The best modern incentive programs are not just about being hosted. They are about participating. That can mean contributing to a local community project, taking part in a team challenge, or helping shape the experience in a way that creates ownership as well as enjoyment.

Like any gathering, travel can fail if the design is too narrow.
A trip that focuses too much on a winner-takes-all model may encourage competition, but it can also create resentment or reduce collaboration if the reward feels inaccessible.
There is also a risk of escalation. If every year’s trip has to be bigger than the last, the reward can become less meaningful over time and harder to sustain. That can shift the focus from recognition to expectation.
Another common issue is over-reliance on one metric. If incentive travel is tied only to sales volume, for example, it may encourage the wrong behavior. The most effective programs balance motivation with broader organizational health.
And as we mentioned earlier, incentive travel is not equally effective in the same format everywhere.
This is also where flexibility becomes valuable. A good incentive strategy adapts the experience to the audience, the region, and the values the company wants to reinforce.
Navigating those risks requires more than a logistics mindset. It requires a strategic view of the retreat as part of a company’s central bank of culture.
This is where modern retreat design becomes especially relevant.
What makes incentive travel effective is not just the destination. It is the design. The best programs start with a clear objective: are they meant to motivate performance, reward loyalty, rebuild connection, or strengthen brand culture?
Once that is clear, the experience can be matched to the audience. A sales team may respond to prestige and competition. A cross-functional team may respond better to inclusion, reflection, and shared time. A partner audience may need a different mix again. That is why the planning stage matters so much: the more precisely the experience reflects the group, the more meaningful the reward is likely to feel.
Design also matters in the smaller details. The flow of the itinerary, the balance between structured and free time, and the quality of service all shape how the trip feels. A memorable incentive program is usually thoughtful rather than overproduced. The goal is not simply to impress people for a day, but to create an experience that feels curated, coherent, and worth remembering.
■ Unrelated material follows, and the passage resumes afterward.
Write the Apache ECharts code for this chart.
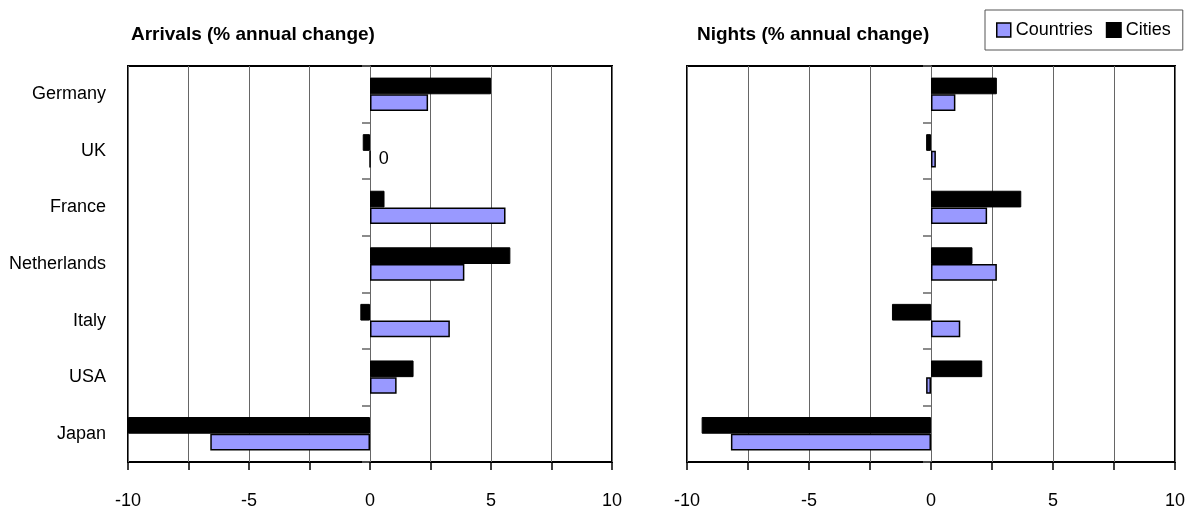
<!DOCTYPE html>
<html>
<head>
<meta charset="utf-8">
<title>Arrivals and nights, annual change</title>
<script src="https://cdn.jsdelivr.net/npm/echarts@6/dist/echarts.min.js"></script>
<style>
  html, body { margin: 0; padding: 0; background: #fff; }
  #chart { width: 1188px; height: 515px; }
</style>
</head>
<body>
<div id="chart"></div>
<script>
// Source markets, listed top to bottom
const categories = ['Germany', 'UK', 'France', 'Netherlands', 'Italy', 'USA', 'Japan'];

// Arrivals, % annual change
const arrivalsCountries = [2.4, 0, 5.6, 3.9, 3.3, 1.1, -6.6];
const arrivalsCities    = [5.0, -0.3, 0.6, 5.8, -0.4, 1.8, -10.0];

// Nights, % annual change
const nightsCountries = [1.0, 0.2, 2.3, 2.7, 1.2, -0.2, -8.2];
const nightsCities    = [2.7, -0.2, 3.7, 1.7, -1.6, 2.1, -9.4];

// Value-axis ticks; only the labelled ones get text
const axisTickLabels = [-10, -5, 0, 5, 10];

const FONT = '"Liberation Sans", Arial, sans-serif';
const COUNTRY_COLOR = '#9999ff';
const CITY_COLOR = '#000000';

const panels = [
  { left: 128, width: 484, title: 'Arrivals (% annual change)', titleX: 131, countries: arrivalsCountries, cities: arrivalsCities, showCats: true },
  { left: 687, width: 488, title: 'Nights (% annual change)', titleX: 697, countries: nightsCountries, cities: nightsCities, showCats: false }
];

const grids = [], xAxes = [], yAxes = [], series = [], titles = [];

panels.forEach((p, i) => {
  grids.push({
    left: p.left, top: 66, width: p.width, height: 396,
    show: true, borderColor: '#000', borderWidth: 2, backgroundColor: 'transparent'
  });
  titles.push({
    text: p.title, left: p.titleX, top: 25, padding: 0,
    textStyle: { fontFamily: FONT, fontSize: 19, fontWeight: 'bold', color: '#000' }
  });
  xAxes.push({
    type: 'value', gridIndex: i, min: -10, max: 10, interval: 2.5,
    axisLine: { show: false },
    axisTick: { show: true, length: 8, lineStyle: { color: '#000', width: 1.5 } },
    splitLine: { show: true, lineStyle: { color: '#666', width: 1 } },
    axisLabel: {
      margin: 30, fontFamily: FONT, fontSize: 18, color: '#000',
      formatter: v => (axisTickLabels.indexOf(v) >= 0 ? String(v) : '')
    }
  });
  // category labels along the left edge of the panel
  yAxes.push({
    type: 'category', gridIndex: i, data: categories, inverse: true,
    position: 'left',
    axisLine: { show: false, onZero: false },
    axisTick: { show: false },
    axisLabel: { show: p.showCats, margin: 22, fontFamily: FONT, fontSize: 18, color: '#000' }
  });
  // zero line with group separators
  yAxes.push({
    type: 'category', gridIndex: i, data: categories, inverse: true,
    position: 'right',
    axisLine: { show: true, onZero: true, lineStyle: { color: '#666', width: 1 } },
    axisTick: { show: true, inside: true, length: 8, lineStyle: { color: '#666', width: 1.5 } },
    axisLabel: { show: false }
  });
  const yIdx = i * 2;
  series.push({
    name: 'Cities', type: 'bar', xAxisIndex: i, yAxisIndex: yIdx,
    data: p.cities, barGap: '0%', barCategoryGap: '41%',
    itemStyle: { color: CITY_COLOR, borderColor: '#000', borderWidth: 1 },
    z: 3
  });
  series.push({
    name: 'Countries', type: 'bar', xAxisIndex: i, yAxisIndex: yIdx,
    data: p.countries.map(v => (v === 0
      ? { value: v, label: { show: true, position: 'right', distance: 8, formatter: '{c}', fontFamily: FONT, fontSize: 18, color: '#000' } }
      : v)),
    barGap: '0%', barCategoryGap: '41%',
    itemStyle: { color: COUNTRY_COLOR, borderColor: '#000', borderWidth: 1.5 },
    z: 3
  });
});

const chart = echarts.init(document.getElementById('chart'), null, { renderer: 'canvas' });
chart.setOption({
  animation: false,
  backgroundColor: '#fff',
  title: titles,
  legend: {
    left: 985, top: 10,
    padding: [11, 12, 11, 11],
    borderColor: '#555', borderWidth: 1,
    itemWidth: 14, itemHeight: 14, itemGap: 13,
    icon: 'rect',
    textStyle: { fontFamily: FONT, fontSize: 18, color: '#000' },
    data: [
      { name: 'Countries', itemStyle: { color: COUNTRY_COLOR, borderColor: '#000', borderWidth: 1.5 } },
      { name: 'Cities', itemStyle: { color: CITY_COLOR } }
    ]
  },
  grid: grids,
  xAxis: xAxes,
  yAxis: yAxes,
  series: series
});
</script>
</body>
</html>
This is where a more strategic approach to retreats and incentive travel becomes important. Companies are increasingly looking for partners who understand that these experiences are not just about logistics. They also address emotional impact, team dynamics, and brand perception. In that sense, good design is the mechanism that turns travel into value.
The future of incentive travel is likely to be shaped by three major shifts: personalization, sustainability, and deeper integration with employee experience strategy.

Ultimately, the evolution of incentive travel reflects something broader about how people and organizations work.
Cash is the baseline for survival, but connection is the baseline for excellence. A salary may keep people in place, but a shared experience can help them feel part of something larger than themselves.
In an AI-driven economy, the things that cannot be automated or commoditized are still the most human ones: trust, memory, recognition, and the feeling of sitting around a fire with your team, celebrating a year of collective effort.
That is why incentive travel endures. It does not just reward performance. It turns performance into belonging.